2) Bring us transparency on investment products
It is true that in Europe MIFID has aided the customers in creating more transparency on the risk level and downside aspects of all complex Investment Products. To take this positive trend to the next level and to a global reach it would be helpful to demand for every product which kickbacks and provisions are paid out by the provider of the various products.
3) Demand full clarity on client- vs. 3rd party revenues
Recent studies have shown that banks often generate 25 – 30 % of their revenues with provisions and Kick-Backs. And if those hidden cost would be attributed to the clients and their portfolios an average performance increase of 8% p.a. could be achieved.
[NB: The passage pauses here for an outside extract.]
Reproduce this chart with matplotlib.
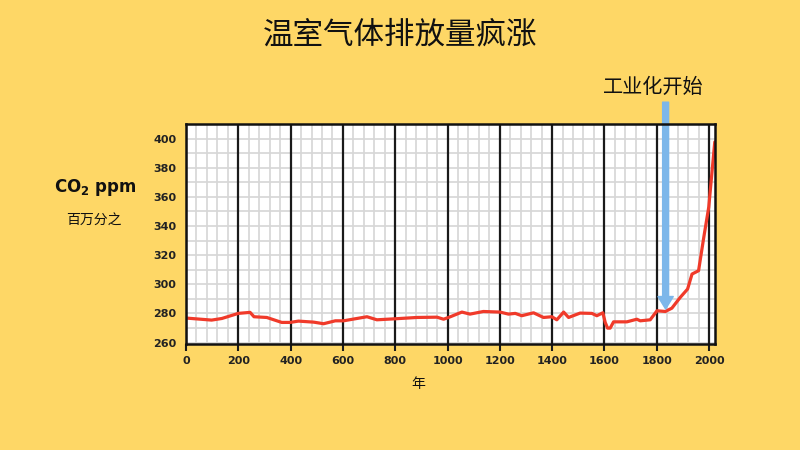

While market advocates argue that pure performance oriented wealth manager could offer this model without any regulatory change – and some, like the German Quirin Bank, really do – the clients would benefit stronger from a solid governmental response. Why should the taxpayer money that has saved the financial system from total collapse not be worth enough to at least foster a more competitive marketplace.
4) Make the annual thinking cage vanish
Banks talk their clients into long-term thinking and investing and yet are ruled by quarterly reports and annual bonus payments. Just as clients like to take stock of their portfolios on an annual basis, the banks should honor their long-term responsibility and have long-term measures determining their medium-term success – these must be risk-based.
In this mind-set I whish all of our fellow readers a merry holiday season and that Santa has not overlooked your wishlist. Let’s jointly continue to change our profession and field of expertise to the better. Because not just during the Christmas spirit I’m convinced that only banks acting true and fair and dilligently serving their clients will be truely successful in the long run.